Contributions submitted for the kernel should use appropriate language. Content that already exists predating the Code of Conduct will not be addressed now as a violation. Inappropriate language can be seen as a bug, though; such bugs will be fixed more quickly if any interested parties submit patches to that effect. Expressions that are currently part of the user/kernel API, or reflect terminology used in published standards or specifications, are not considered bugs.
The address listed in the Code of Conduct goes to the Code of Conduct Committee. The exact members receiving these emails at any given time are listed at https://kernel.org/code-of-conduct.html. Members can not access reports made before they joined or after they have left the committee.
The Code of Conduct Committee consists of volunteer community members appointed by the TAB, as well as a professional mediator acting as a neutral third party. The processes the Code of Conduct committee will use to address reports is varied and will depend on the individual circumstance, however, this file serves as documentation for the general process used.
Any member of the committee, including the mediator, can be contacted directly if a reporter does not wish to include the full committee in a complaint or concern.
The Code of Conduct Committee reviews the cases according to the processes (see above) and consults with the TAB as needed and appropriate, for instance to request and receive information about the kernel community.

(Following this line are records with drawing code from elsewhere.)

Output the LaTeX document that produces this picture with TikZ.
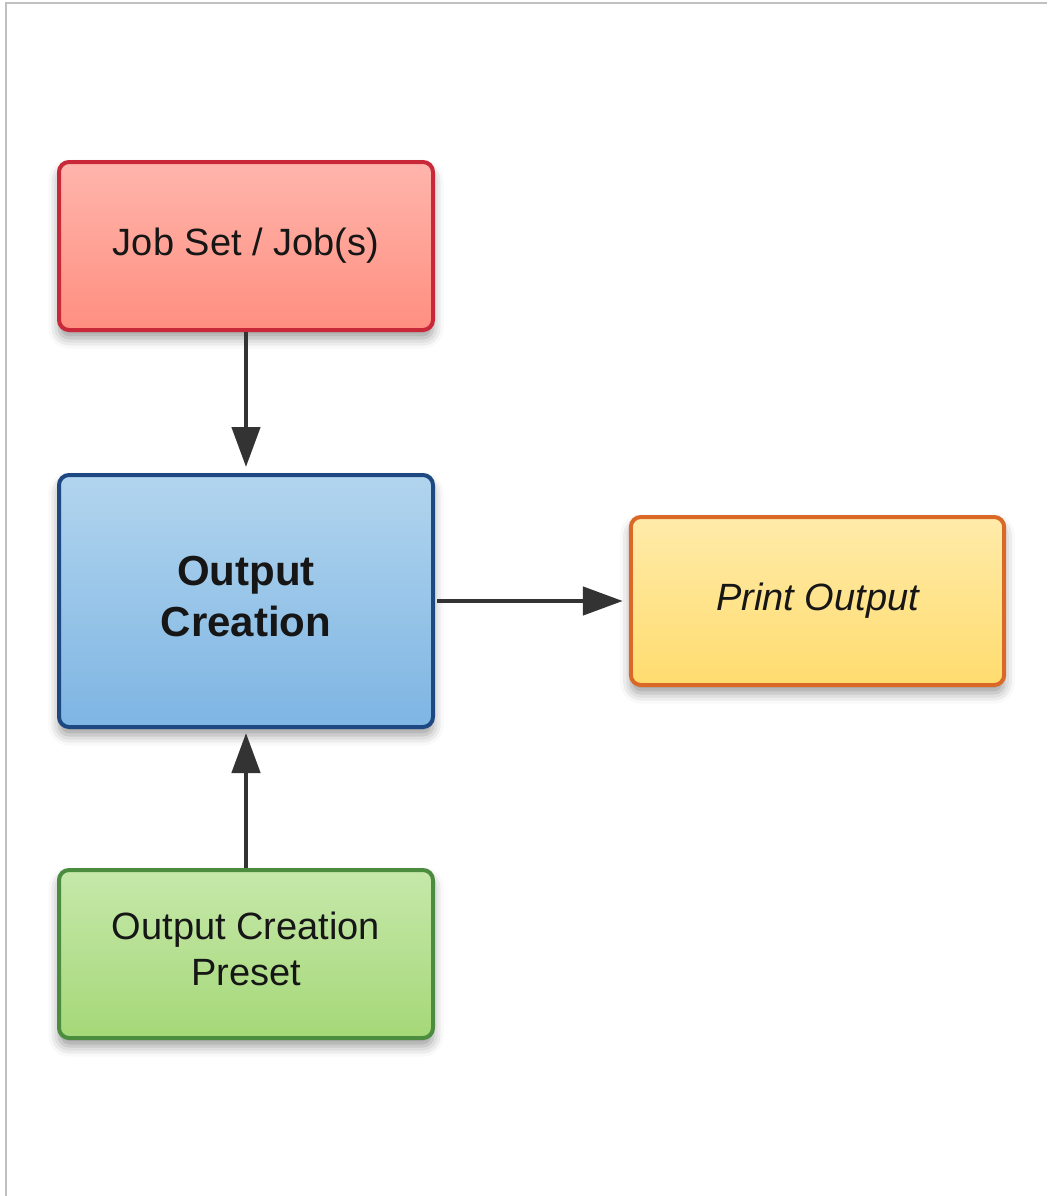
\documentclass[tikz,border=0pt]{standalone}
\usepackage{fontspec}
\setmainfont{Liberation Sans}
\usepackage{xcolor}
\usepackage{tikz}
\usetikzlibrary{arrows.meta,shadows.blur}

\definecolor{jobtop}{RGB}{255,181,172}
\definecolor{jobbot}{RGB}{255,143,128}
\definecolor{jobline}{RGB}{200,40,56}
\definecolor{cretop}{RGB}{178,213,238}
\definecolor{crebot}{RGB}{126,181,227}
\definecolor{creline}{RGB}{30,72,130}
\definecolor{prntop}{RGB}{255,235,170}
\definecolor{prnbot}{RGB}{255,220,110}
\definecolor{prnline}{RGB}{218,105,40}
\definecolor{pretop}{RGB}{198,232,170}
\definecolor{prebot}{RGB}{165,216,120}
\definecolor{preline}{RGB}{76,140,63}
\definecolor{arrgray}{RGB}{51,51,51}
\definecolor{txtgray}{RGB}{22,22,22}
\definecolor{framegray}{RGB}{192,192,192}

\begin{document}
\begin{tikzpicture}[x=0.75pt,y=0.75pt,yscale=-1,xscale=1,
  box/.style={rounded corners=7.5pt, line width=3pt, minimum width=280.5pt, minimum height=126pt,
    align=center, text=txtgray, font=\fontsize{28.5}{34}\selectfont,
    blur shadow={shadow xshift=0pt, shadow yshift=-6pt, shadow blur radius=8pt, shadow opacity=40}},
  conn/.style={line width=3.5pt, draw=arrgray, -{Triangle[length=30pt,width=21pt]}}]
  \useasboundingbox (0,0) rectangle (1047,1196);

  %Frame lines
  \draw [color=framegray, line width=1.5pt] (5.5,1196) -- (5.5,3) -- (1047,3) ;

  %Shape: Job box
  \node [box, draw=jobline, top color=jobtop, bottom color=jobbot] (jobset) at (246,246) {Job Set / Job(s)};
  %Shape: Creation box
  \node [box, draw=creline, top color=cretop, bottom color=crebot, minimum height=189pt,
    text height=52.5pt, text depth=0pt,
    font=\fontsize{31.5}{38}\selectfont\bfseries] (creation) at (246,601) {Output\\Creation};
  %Shape: Print box
  \node [box, draw=prnline, top color=prntop, bottom color=prnbot, minimum width=280pt,
    font=\fontsize{28.5}{34}\selectfont\itshape] (print) at (817.5,601) {Print Output};
  %Shape: Preset box
  \node [box, draw=preline, top color=pretop, bottom color=prebot,
    text height=46.5pt, text depth=0pt] (preset) at (246,954) {Output Creation\\Preset};

  %Arrows
  \draw [conn, shorten >=4.5pt] (jobset.south) -- (creation.north) ;
  \draw [conn, shorten >=4.5pt, shorten <=1.5pt] (creation.east) -- (print.west) ;
  \draw [conn, shorten >=3pt] (preset.north) -- (creation.south) ;
\end{tikzpicture}
\end{document}
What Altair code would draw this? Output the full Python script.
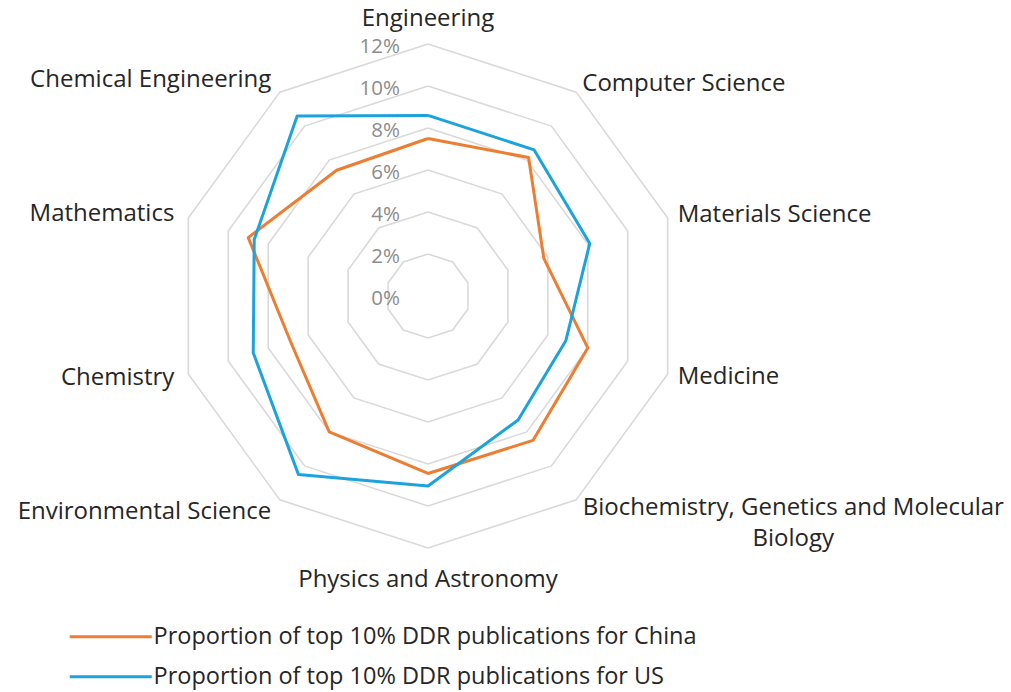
import altair as alt
import pandas as pd

# ---- data ----
categories = [
    "Engineering", "Computer Science", "Materials Science", "Medicine",
    "Biochemistry, Genetics and Molecular\nBiology", "Physics and Astronomy",
    "Environmental Science", "Chemistry", "Mathematics", "Chemical Engineering",
]
china = [7.5, 8.15, 5.8, 8.0, 8.5, 8.45, 8.0, 6.9, 9.0, 7.4]
us = [8.6, 8.6, 8.1, 6.9, 7.3, 9.05, 10.5, 8.75, 8.7, 10.6]
series_names = [
    "Proportion of top 10% DDR publications for China",
    "Proportion of top 10% DDR publications for US",
]
series_colors = ["#ED7D31", "#1CA3DE"]
ring_values = [2, 4, 6, 8, 10, 12]
tick_values = [0, 2, 4, 6, 8, 10, 12]
tick_labels = ["0%", "2%", "4%", "6%", "8%", "10%", "12%"]

N = len(categories)
FONT = "Open Sans"

# ---- tables built from the arrays ----
series_rows = []
for name, vals in zip(series_names, [china, us]):
    for i in range(N + 1):
        series_rows.append({"series": name, "k": i % N, "order": i, "value": vals[i % N]})
series_df = pd.DataFrame(series_rows)

ring_rows = []
for r in ring_values:
    for i in range(N + 1):
        ring_rows.append({"ring": r, "k": i % N, "order": i, "value": r})
ring_df = pd.DataFrame(ring_rows)

tick_df = pd.DataFrame({"value": tick_values, "label": tick_labels, "k": [0] * len(tick_values)})
cat_df = pd.DataFrame({"category": categories, "k": list(range(N))})

# ---- scales (center of radar in the middle-left area) ----
unit = 21.0
xs = alt.Scale(domain=[-428 / unit, (1011 - 428) / unit], nice=False, zero=False)
ys = alt.Scale(domain=[-(692 - 296) / unit, 296 / unit], nice=False, zero=False)

def polar(chart, rfield="value"):
    return chart.transform_calculate(
        px=f"datum.{rfield} * sin(datum.k * 2 * PI / {N})",
        py=f"datum.{rfield} * cos(datum.k * 2 * PI / {N})",
    )

X = alt.X("px:Q", scale=xs, axis=None)
Y = alt.Y("py:Q", scale=ys, axis=None)

rings = polar(alt.Chart(ring_df)).mark_line(
    stroke="#d9d9d9", strokeWidth=1.6
).encode(x=X, y=Y, detail="ring:N", order="order:Q")

ticks = polar(alt.Chart(tick_df)).mark_text(
    align="right", baseline="middle", dx=-28, dy=3, font=FONT, fontSize=20.5, color="#8c8c8c"
).encode(x=X, y=Y, text="label:N")

lines = polar(alt.Chart(series_df)).mark_line(
    strokeWidth=3, strokeJoin="round"
).encode(
    x=X, y=Y, order="order:Q",
    color=alt.Color(
        "series:N",
        scale=alt.Scale(domain=series_names, range=series_colors),
        legend=alt.Legend(
            title=None, orient="none", legendX=99, legendY=625, direction="vertical",
            symbolType="M-4.1,0H4.1", symbolSize=400, symbolStrokeWidth=3,
            labelFont=FONT, labelFontSize=23.5, labelColor="#262626",
            labelOffset=31, rowPadding=15, labelLimit=0, padding=0,
        ),
    ),
)

def cat_layer(filter_expr, radius, align, dx=0):
    return polar(
        alt.Chart(cat_df).transform_filter(filter_expr).transform_calculate(r=str(radius)),
        rfield="r",
    ).mark_text(
        align=align, baseline="middle", dx=dx, font=FONT, fontSize=24,
        color="#262626", lineBreak="\n", lineHeight=31,
    ).encode(x=X, y=Y, text="category:N")

labels_t = cat_layer("datum.k == 0", 13.2, "center")
labels_b = cat_layer("datum.k == 5", 13.5, "center")
labels_r = cat_layer("datum.k >= 1 && datum.k <= 3", 12.5, "left")
labels_bio = cat_layer("datum.k == 4", 12.5, "center", dx=211)
labels_l = cat_layer("datum.k >= 6", 12.7, "right")

chart = alt.layer(
    rings, ticks, lines, labels_t, labels_b, labels_r, labels_bio, labels_l
).properties(
    width=1011, height=692, padding=0, autosize=alt.AutoSizeParams(type="none"),
    background="white",
).configure_view(stroke=None)

chart.save("out.html", embed_options={"renderer": "svg", "actions": False})
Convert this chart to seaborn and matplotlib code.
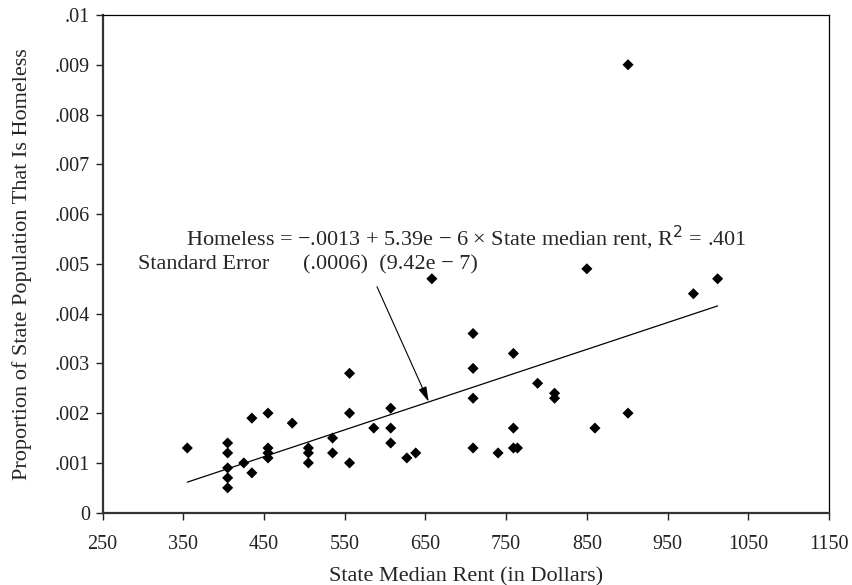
import numpy as np
import pandas as pd
import matplotlib
matplotlib.use('Agg')
import matplotlib.pyplot as plt
import seaborn as sns

# State median rent (dollars) and proportion homeless
rent = [355, 405, 405, 405, 405, 405, 425, 435, 435, 455, 455, 455, 455,
        485, 505, 505, 505, 535, 535, 556, 556, 556, 586, 607, 607, 607,
        627, 638, 658, 709, 709, 709, 709, 740, 759, 759, 759, 764, 789,
        810, 810, 850, 860, 901, 901, 982, 1012]
homeless = [.0013, .0014, .0012, .0009, .0007, .0005, .0010, .0019, .0008,
            .0020, .0013, .0012, .0011, .0018, .0013, .0012, .0010, .0015,
            .0012, .0028, .0020, .0010, .0017, .0021, .0017, .0014, .0011,
            .0012, .0047, .0036, .0029, .0023, .0013, .0012, .0032, .0017,
            .0013, .0013, .0026, .0024, .0023, .0049, .0017, .0090, .0020,
            .0044, .0047]

# fitted line reported in the chart
intercept = -0.0013
slope = 5.39e-6

x_ticks = [250, 350, 450, 550, 650, 750, 850, 950, 1050, 1150]
y_ticks = [0, .001, .002, .003, .004, .005, .006, .007, .008, .009, .01]
y_tick_labels = ['0', '.001', '.002', '.003', '.004', '.005', '.006',
                 '.007', '.008', '.009', '.01']

sns.set_style('white')
plt.rcParams['font.family'] = ['Liberation Serif', 'DejaVu Serif']

data = pd.DataFrame({'rent': rent, 'homeless': homeless})
fit_x = np.array([min(rent), max(rent)])
fit = pd.DataFrame({'rent': fit_x, 'homeless': intercept + slope * fit_x})

fig = plt.figure(figsize=(8.53, 5.85), dpi=100)
ax = fig.add_axes([0.1202, 0.1236, 0.8517, 0.8508])

sns.scatterplot(data=data, x='rent', y='homeless', marker='D', s=32,
                color='black', edgecolor='none', ax=ax)
sns.lineplot(data=fit, x='rent', y='homeless', color='black', linewidth=0.9,
             ax=ax)

ax.set_xlim(250, 1150)
ax.set_ylim(0, 0.01)
ax.set_xticks(x_ticks)
ax.set_xticklabels([str(t) for t in x_ticks])
ax.set_yticks(y_ticks)
ax.set_yticklabels(y_tick_labels)
ax.tick_params(axis='both', direction='out', length=5, width=1, labelsize=14.5,
               colors='#222222', bottom=True, left=True)
ax.tick_params(axis='x', pad=11)
ax.tick_params(axis='y', pad=4)

for side in ['left', 'bottom']:
    ax.spines[side].set_color('#333333')
    ax.spines[side].set_linewidth(1.6)
for side in ['top', 'right']:
    ax.spines[side].set_color('black')
    ax.spines[side].set_linewidth(0.9)

ax.set_xlabel('State Median Rent (in Dollars)', fontsize=16)
ax.set_ylabel('Proportion of State Population That Is Homeless', fontsize=16)
ax.xaxis.set_label_coords(0.5, -0.11)
ax.yaxis.set_label_coords(-0.097, 0.5)

ax.text(353, 0.00552,
        'Homeless = \u2212.0013 + 5.39e \u2212 6 \u00d7 State median rent, R$^2$ = .401',
        fontsize=16, ha='left', va='center')
ax.text(294, 0.00497, 'Standard Error      (.0006)  (9.42e \u2212 7)',
        fontsize=16, ha='left', va='center')
ax.annotate('', xy=(654, 0.00223), xytext=(590, 0.00454),
            arrowprops=dict(arrowstyle='-|>,head_length=0.9,head_width=0.25',
                            color='black', linewidth=0.8, shrinkA=0, shrinkB=0))

fig.savefig('out.png', dpi=100)
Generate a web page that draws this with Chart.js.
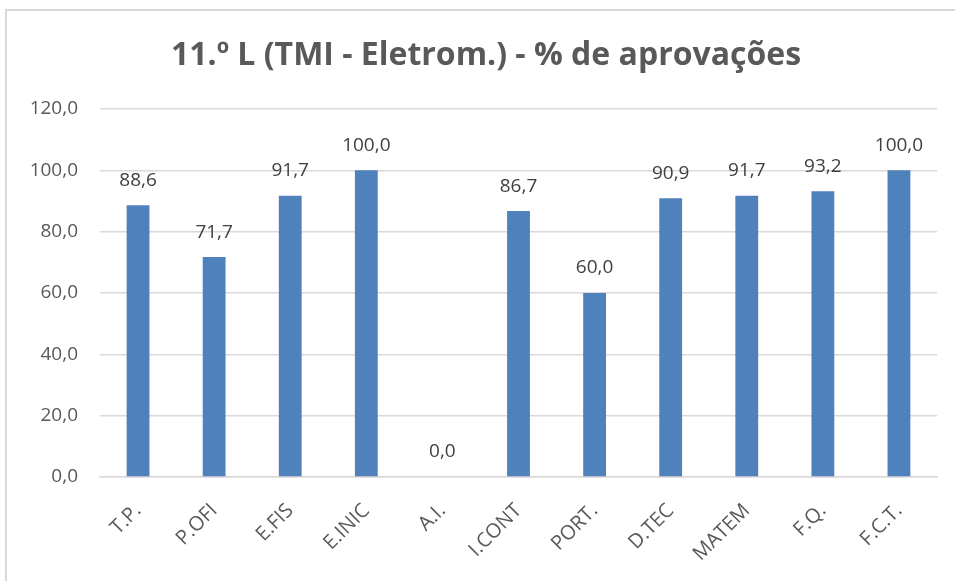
<!DOCTYPE html>
<html>
<head>
<meta charset="utf-8">
<script src="https://cdn.jsdelivr.net/npm/chart.js@4/dist/chart.umd.min.js"></script>
<style>
  html, body { margin: 0; padding: 0; background: #ffffff; }
  canvas { display: block; }
</style>
</head>
<body>
<canvas id="chart" width="955" height="581"></canvas>
<script>
// Disciplinas e percentagem de aprovações
const categories = ['T.P.', 'P.OFI', 'E.FIS', 'E.INIC', 'A.I.', 'I.CONT', 'PORT.', 'D.TEC', 'MATEM', 'F.Q.', 'F.C.T.'];
const approvals = [88.6, 71.7, 91.7, 100.0, 0.0, 86.7, 60.0, 90.9, 91.7, 93.2, 100.0];
const yTicks = [0, 20, 40, 60, 80, 100, 120];
const chartTitle = '11.º L (TMI - Eletrom.) - % de aprovações';

const fmt = v => Number(v).toFixed(1).replace('.', ',');
const FONT = '"Open Sans", "Noto Sans", sans-serif';

// Moldura cinzenta do gráfico (esquerda e topo) e título
const framePlugin = {
  id: 'frame',
  beforeDraw(chart) {
    const ctx = chart.ctx;
    ctx.save();
    ctx.strokeStyle = '#d9d9d9';
    ctx.lineWidth = 2;
    ctx.beginPath();
    ctx.moveTo(6, 581);
    ctx.lineTo(6, 10);
    ctx.lineTo(955, 10);
    ctx.stroke();
    ctx.font = 'bold 32px ' + FONT;
    ctx.fillStyle = '#595959';
    ctx.textAlign = 'center';
    ctx.textBaseline = 'alphabetic';
    ctx.fillText(chartTitle, 486, 65);
    ctx.restore();
  }
};

// Rótulos de valor acima de cada barra
const valueLabels = {
  id: 'valueLabels',
  afterDatasetsDraw(chart) {
    const ctx = chart.ctx;
    const meta = chart.getDatasetMeta(0);
    ctx.save();
    ctx.font = '19px ' + FONT;
    ctx.fillStyle = '#404040';
    ctx.textAlign = 'center';
    ctx.textBaseline = 'middle';
    meta.data.forEach((bar, i) => {
      ctx.fillText(fmt(approvals[i]), bar.x, bar.y - 25);
    });
    ctx.restore();
  }
};

new Chart(document.getElementById('chart'), {
  type: 'bar',
  data: {
    labels: categories,
    datasets: [{
      data: approvals,
      backgroundColor: '#4f81bd',
      borderWidth: 0,
      barPercentage: 0.6,
      categoryPercentage: 0.5
    }]
  },
  options: {
    responsive: false,
    animation: false,
    devicePixelRatio: 1,
    layout: { padding: { left: 0, right: 18, top: 109, bottom: 0 } },
    plugins: {
      legend: { display: false },
      tooltip: { enabled: false },
      title: { display: false }
    },
    scales: {
      x: {
        grid: { display: false },
        border: { display: true, color: '#d9d9d9', width: 1.5 },
        ticks: {
          color: '#595959',
          font: { family: FONT, size: 20 },
          minRotation: 45,
          maxRotation: 45,
          autoSkip: false,
          padding: 14
        },
        afterFit(scale) { scale.height = 104; }
      },
      y: {
        min: 0,
        max: 120,
        afterBuildTicks(scale) { scale.ticks = yTicks.map(v => ({ value: v })); },
        grid: { color: '#d9d9d9', lineWidth: 1.5, drawTicks: false },
        border: { display: false },
        ticks: {
          color: '#595959',
          font: { family: FONT, size: 19 },
          padding: 22,
          callback: v => fmt(v)
        },
        afterFit(scale) { scale.width = 100; }
      }
    }
  },
  plugins: [framePlugin, valueLabels]
});
</script>
</body>
</html>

Any decisions regarding enforcement recommendations will be brought to the TAB for implementation of enforcement with the relevant maintainers if needed. A decision by the Code of Conduct Committee can be overturned by the TAB by a two-thirds vote.
At quarterly intervals, the Code of Conduct Committee and TAB will provide a report summarizing the anonymised reports that the Code of Conduct committee has received and their status, as well details of any overridden decisions including complete and identifiable voting details.
Because how we interpret and enforce the Code of Conduct will evolve over time, this document will be updated when necessary to reflect any changes.